Search the material and gather each line with "Emit" in it.

(Some records)
━━━━━━━━━━━━━━━━━━━━━━━━━━━━━━

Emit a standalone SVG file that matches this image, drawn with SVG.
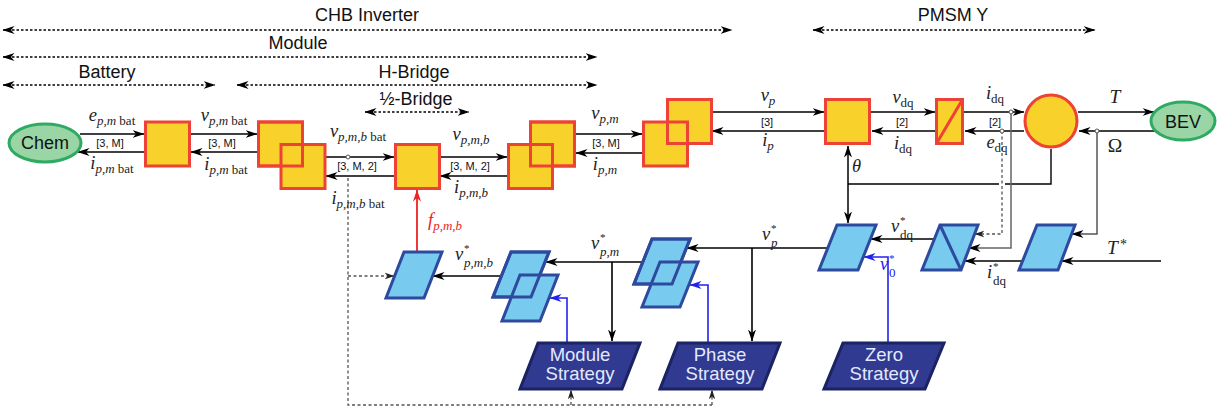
<svg xmlns="http://www.w3.org/2000/svg" width="1220" height="408" viewBox="0 0 1220 408">
<defs>
<style>
.t{font-family:"Liberation Sans",Arial,sans-serif;font-size:18px;fill:#111;text-anchor:middle}
.sm{font-family:"Liberation Sans",Arial,sans-serif;font-size:11px;fill:#111;text-anchor:middle}
.m{font-family:"Liberation Serif","Times New Roman",serif;font-style:italic;font-size:18.5px;fill:#222}
.c{text-anchor:middle}
.s{font-size:13px}
.sp{font-size:11px;font-style:normal}
.u{font-style:normal}
.blk{fill:#f8d12b;stroke:#ee4236;stroke-width:3}
.ol{fill:none;stroke:#ee4236;stroke-width:3}
.lb{fill:#78caef;stroke:#2e4a9e;stroke-width:3;stroke-linejoin:miter}
.lbo{fill:none;stroke:#2e4a9e;stroke-width:3;stroke-linejoin:miter}
.st{fill:#2f3a90;stroke:#1b2363;stroke-width:3}
.stt{font-family:"Liberation Sans",Arial,sans-serif;font-size:18.5px;fill:#e4e9ff;text-anchor:middle}
.ell{fill:#9ad5a6;stroke:#2eaa62;stroke-width:3}
.w{fill:none;stroke:#000;stroke-width:1.6;marker-end:url(#ak)}
.wn{fill:none;stroke:#000;stroke-width:1.4}
.gw{fill:none;stroke:#666;stroke-width:1.5;marker-end:url(#ak)}
.dim{fill:none;stroke:#000;stroke-width:1.3;stroke-dasharray:2.5 2;marker-start:url(#ak);marker-end:url(#ak)}
.dbl{fill:none;stroke:#000;stroke-width:1.5;marker-start:url(#ak);marker-end:url(#ak)}
.dot{fill:none;stroke:#555;stroke-width:1.3;stroke-dasharray:3 2.5}
.dota{fill:none;stroke:#555;stroke-width:1.3;stroke-dasharray:3 2.5;marker-end:url(#ag)}
.bl{fill:none;stroke:#2222ee;stroke-width:1.6;marker-end:url(#ab)}
.rd{fill:none;stroke:#ee2222;stroke-width:1.8;marker-end:url(#ar)}
.jn{fill:#fff;stroke:#555;stroke-width:1}
</style>
<marker id="ak" viewBox="0 0 12 10" refX="11.5" refY="5" markerWidth="12" markerHeight="10" markerUnits="userSpaceOnUse" orient="auto-start-reverse"><path d="M0,1 L12,5 L0,9 L3.5,5 z" fill="#000"/></marker>
<marker id="ag" viewBox="0 0 12 10" refX="11.5" refY="5" markerWidth="10" markerHeight="8" markerUnits="userSpaceOnUse" orient="auto-start-reverse"><path d="M0,1 L12,5 L0,9 L3.5,5 z" fill="#222"/></marker>
<marker id="ab" viewBox="0 0 12 10" refX="11.5" refY="5" markerWidth="12" markerHeight="10" markerUnits="userSpaceOnUse" orient="auto"><path d="M0,1 L12,5 L0,9 L3.5,5 z" fill="#2222ee"/></marker>
<marker id="ar" viewBox="0 0 12 10" refX="11.5" refY="5" markerWidth="12" markerHeight="10" markerUnits="userSpaceOnUse" orient="auto"><path d="M0,1 L12,5 L0,9 L3.5,5 z" fill="#ee2222"/></marker>
</defs>
<rect width="1220" height="408" fill="#fff"/>

<g id="dimensions">
<path class="dim" d="M3,30 H732"/>
<path class="dim" d="M813,30 H1095"/>
<path class="dim" d="M3,57 H597"/>
<path class="dim" d="M3,85 H215"/>
<path class="dim" d="M237,85 H597"/>
<path class="dim" d="M365,112 H469"/>
<text class="t" x="367" y="21">CHB Inverter</text>
<text class="t" x="953" y="21">PMSM Y</text>
<text class="t" x="298" y="49">Module</text>
<text class="t" x="107" y="78">Battery</text>
<text class="t" x="414" y="78">H-Bridge</text>
<text class="t" x="416" y="105">½-Bridge</text>
</g>

<g id="connectors">
<path class="w" d="M80,134 H144"/>
<path class="w" d="M144,152 H78"/>
<path class="w" d="M191,134 H257"/>
<path class="w" d="M257,152 H191"/>
<path class="w" d="M326,157 H394"/>
<path class="w" d="M394,176 H326"/>
<path class="w" d="M440,157 H507"/>
<path class="w" d="M507,176 H440"/>
<path class="w" d="M576,134 H642"/>
<path class="w" d="M642,153 H576"/>
<path class="w" d="M712,112 H824"/>
<path class="w" d="M824,131 H712"/>
<path class="w" d="M871,112 H935"/>
<path class="w" d="M935,131 H872"/>
<path class="w" d="M964,112 H1024"/>
<path class="w" d="M1024,131 H965"/>
<path class="w" d="M1078,112 H1154"/>
<path class="w" d="M1156,131 H1079"/>
<path class="wn" d="M1051,149 V184 H1005 M999,184 H848"/>
<path class="dbl" d="M848,146 V223"/>
<path class="dot" d="M348,178 V405 H712"/>
<path class="dota" d="M712,405 V390"/>
<path class="dota" d="M571,405 V390"/>
<path class="dota" d="M348,276 H394"/>
<path class="dota" d="M1002,131 V234 H975"/>
<path class="gw" d="M1011,112 V248 H969"/>
<path class="gw" style="stroke:#555" d="M1097,131 V234 H1072"/>
<path class="w" d="M1161,261 H1062"/>
<path class="w" d="M1022,261 H965"/>
<path class="w" d="M934,239 H871"/>
<path class="bl" d="M888,342 V257 H864"/>
<path class="w" d="M828,248 H687"/>
<path class="w" d="M752,248 V341"/>
<path class="w" d="M643,262 H546"/>
<path class="w" d="M612,262 V341"/>
<path class="w" d="M501,276 H433"/>
<path class="rd" d="M417,251 V190"/>
<path class="bl" d="M567,342 V298 H550"/>
<path class="bl" d="M708,342 V285 H690"/>
<circle class="jn" cx="348" cy="157" r="2"/>
<circle class="jn" cx="1011" cy="112" r="2"/>
<circle class="jn" cx="1002" cy="131" r="2"/>
<circle class="jn" cx="1097" cy="131" r="2"/>
</g>

<g id="labels">
<text class="m c" x="112" y="121">e<tspan class="s" dy="4">p,m</tspan><tspan class="s u">&#160;bat</tspan></text>
<text class="m c" x="112" y="169">i<tspan class="s" dy="4">p,m</tspan><tspan class="s u">&#160;bat</tspan></text>
<text class="m c" x="224" y="121">v<tspan class="s" dy="4">p,m</tspan><tspan class="s u">&#160;bat</tspan></text>
<text class="m c" x="226" y="170">i<tspan class="s" dy="4">p,m</tspan><tspan class="s u">&#160;bat</tspan></text>
<text class="m c" x="358" y="137">v<tspan class="s" dy="4">p,m,b</tspan><tspan class="s u">&#160;bat</tspan></text>
<text class="m c" x="358" y="204">i<tspan class="s" dy="4">p,m,b</tspan><tspan class="s u">&#160;bat</tspan></text>
<text class="m c" x="471" y="140">v<tspan class="s" dy="4">p,m,b</tspan></text>
<text class="m c" x="471" y="193">i<tspan class="s" dy="4">p,m,b</tspan></text>
<text class="m c" x="605" y="119">v<tspan class="s" dy="4">p,m</tspan></text>
<text class="m c" x="605" y="170">i<tspan class="s" dy="4">p,m</tspan></text>
<text class="m c" x="768" y="101">v<tspan class="s" dy="4">p</tspan></text>
<text class="m c" x="768" y="146">i<tspan class="s" dy="4">p</tspan></text>
<text class="m c" x="903" y="103">v<tspan class="s u" dy="4">dq</tspan></text>
<text class="m c" x="903" y="149">i<tspan class="s u" dy="4">dq</tspan></text>
<text class="m c" x="995" y="99">i<tspan class="s u" dy="4">dq</tspan></text>
<text class="m c" x="997" y="148">e<tspan class="s u" dy="4">dq</tspan></text>
<text class="m c" x="1115" y="103" style="font-size:19.5px">T</text>
<text class="m c u" x="1115" y="152" style="font-size:19.5px">Ω</text>
<text class="m" x="852" y="172">θ</text>
<text class="m c" x="445" y="226" style="fill:#ee2222">f<tspan class="s" dy="4">p,m,b</tspan></text>
<text class="m" x="455" y="260">v<tspan class="sp" x="464" y="252">*</tspan><tspan class="s" x="464" y="267">p,m,b</tspan></text>
<text class="m" x="591" y="249">v<tspan class="sp" x="600" y="241">*</tspan><tspan class="s" x="600" y="256">p,m</tspan></text>
<text class="m" x="762" y="240">v<tspan class="sp" x="771" y="232">*</tspan><tspan class="s" x="771" y="247">p</tspan></text>
<text class="m" x="891" y="232">v<tspan class="sp" x="900" y="224">*</tspan><tspan class="s u" x="900" y="239">dq</tspan></text>
<text class="m" x="987" y="278">i<tspan class="sp" x="993" y="270">*</tspan><tspan class="s u" x="993" y="285">dq</tspan></text>
<text class="m" x="880" y="270" style="fill:#2222ee">v<tspan class="sp" x="889" y="262">*</tspan><tspan class="s u" x="889" y="277">0</tspan></text>
<text class="m" x="1107" y="254" style="font-size:19.5px">T<tspan class="u" x="1120" y="249" style="font-size:14px">*</tspan></text>
<text class="sm" x="110" y="147">[3, M]</text>
<text class="sm" x="222" y="147">[3, M]</text>
<text class="sm" x="357" y="170">[3, M, 2]</text>
<text class="sm" x="470" y="170">[3, M, 2]</text>
<text class="sm" x="606" y="147">[3, M]</text>
<text class="sm" x="767" y="126">[3]</text>
<text class="sm" x="902" y="126">[2]</text>
<text class="sm" x="995" y="126">[2]</text>
</g>

<g id="chem"><ellipse class="ell" cx="45" cy="143" rx="36" ry="19"/><text class="t" x="45" y="149">Chem</text></g>
<g id="bev"><ellipse class="ell" cx="1183" cy="121" rx="32" ry="19"/><text class="t" x="1183" y="128">BEV</text></g>
<g id="battery-block"><rect class="blk" x="145.5" y="122" width="44" height="44"/></g>
<g id="module-block"><rect class="blk" x="258.5" y="122" width="44" height="44"/><rect class="blk" x="281" y="144.5" width="44" height="44"/><rect class="ol" x="258.5" y="122" width="44" height="44"/></g>
<g id="halfbridge-block"><rect class="blk" x="395.5" y="144.5" width="44" height="44"/></g>
<g id="hbridge-block"><rect class="blk" x="530.5" y="122" width="44" height="44"/><rect class="blk" x="508.5" y="144.5" width="44" height="44"/><rect class="ol" x="530.5" y="122" width="44" height="44"/></g>
<g id="phase-block"><rect class="blk" x="667.5" y="99.5" width="44" height="44"/><rect class="blk" x="643.5" y="122" width="44" height="44"/><rect class="ol" x="667.5" y="99.5" width="44" height="44"/></g>
<g id="transform-block"><rect class="blk" x="825.5" y="99.5" width="44" height="44"/></g>
<g id="dq-block"><rect class="blk" x="936.5" y="99.5" width="26" height="44"/><path class="ol" d="M936.5,143.5 L962.5,99.5"/></g>
<g id="motor"><circle class="blk" cx="1051" cy="121" r="26"/></g>

<g id="halfbridge-mod"><polygon class="lb" points="404,252 442,252 424,298 386,298"/></g>
<g id="module-mod"><polygon class="lb" points="511,252 549,252 531,297 493,297"/><polygon class="lb" points="520,275 558,275 540,321 502,321"/><polygon class="lbo" points="511,252 549,252 531,297 493,297"/></g>
<g id="phase-mod"><polygon class="lb" points="652,239 690,239 672,284 634,284"/><polygon class="lb" points="660,262 698,262 680,307 642,307"/><polygon class="lbo" points="652,239 690,239 672,284 634,284"/></g>
<g id="transform-inv"><polygon class="lb" points="837,225 876,225 858,270 819,270"/></g>
<g id="dq-inv"><polygon class="lb" points="940,225 978,225 961,270 922,270"/><path class="lbo" d="M940,225 L961,270"/></g>
<g id="torque-ctrl"><polygon class="lb" points="1037,225 1075,225 1058,270 1019,270"/></g>

<g id="module-strategy"><polygon class="st" points="538,343 640,343 622,389 520,389"/><text class="stt" x="580" y="361">Module</text><text class="stt" x="580" y="380">Strategy</text></g>
<g id="phase-strategy"><polygon class="st" points="678,343 780,343 762,389 660,389"/><text class="stt" x="720" y="361">Phase</text><text class="stt" x="720" y="380">Strategy</text></g>
<g id="zero-strategy"><polygon class="st" points="843,343 944,343 925,389 824,389"/><text class="stt" x="884" y="361">Zero</text><text class="stt" x="884" y="380">Strategy</text></g>
</svg>
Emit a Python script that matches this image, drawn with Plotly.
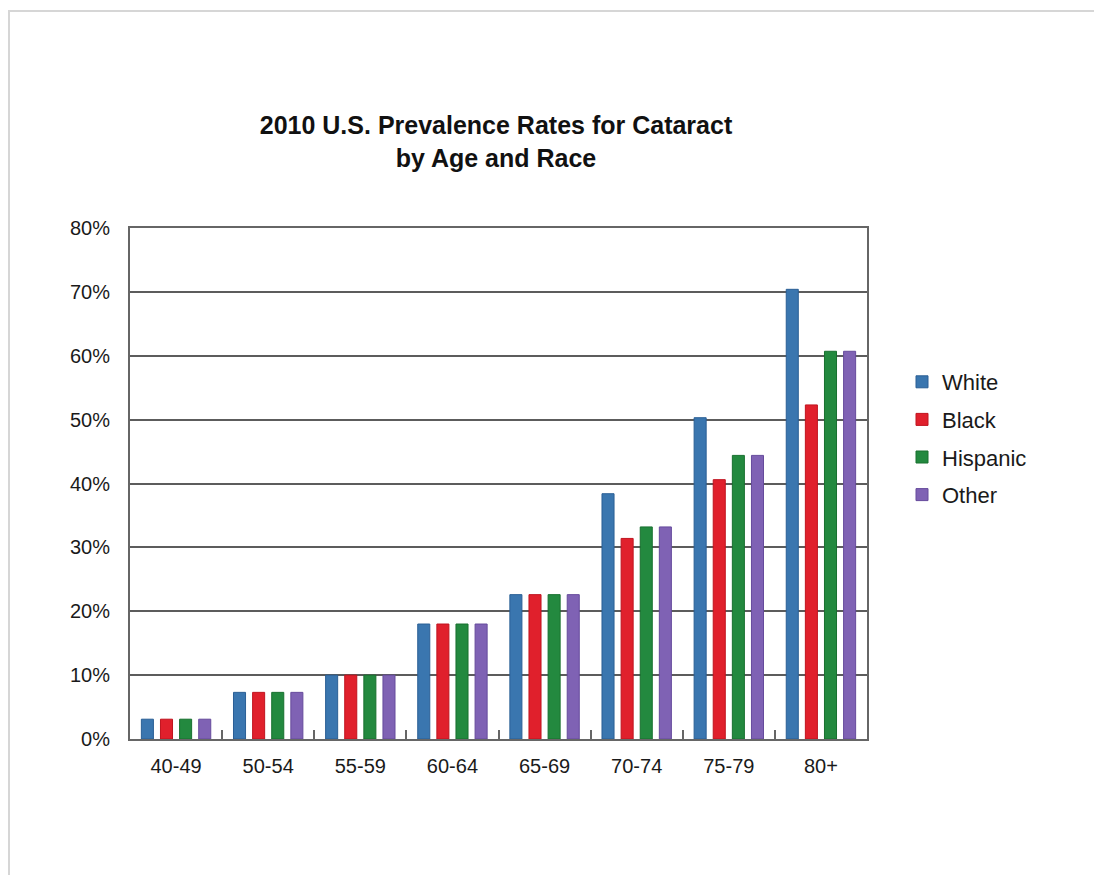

━━━━━━━━━━━━━━━━━━━━━━━━━━━━━━

**FINAL RESULT**.
Emit a standalone SVG file that matches this image, drawn with SVG.
Emit a Python script that matches this image, drawn with Plotly.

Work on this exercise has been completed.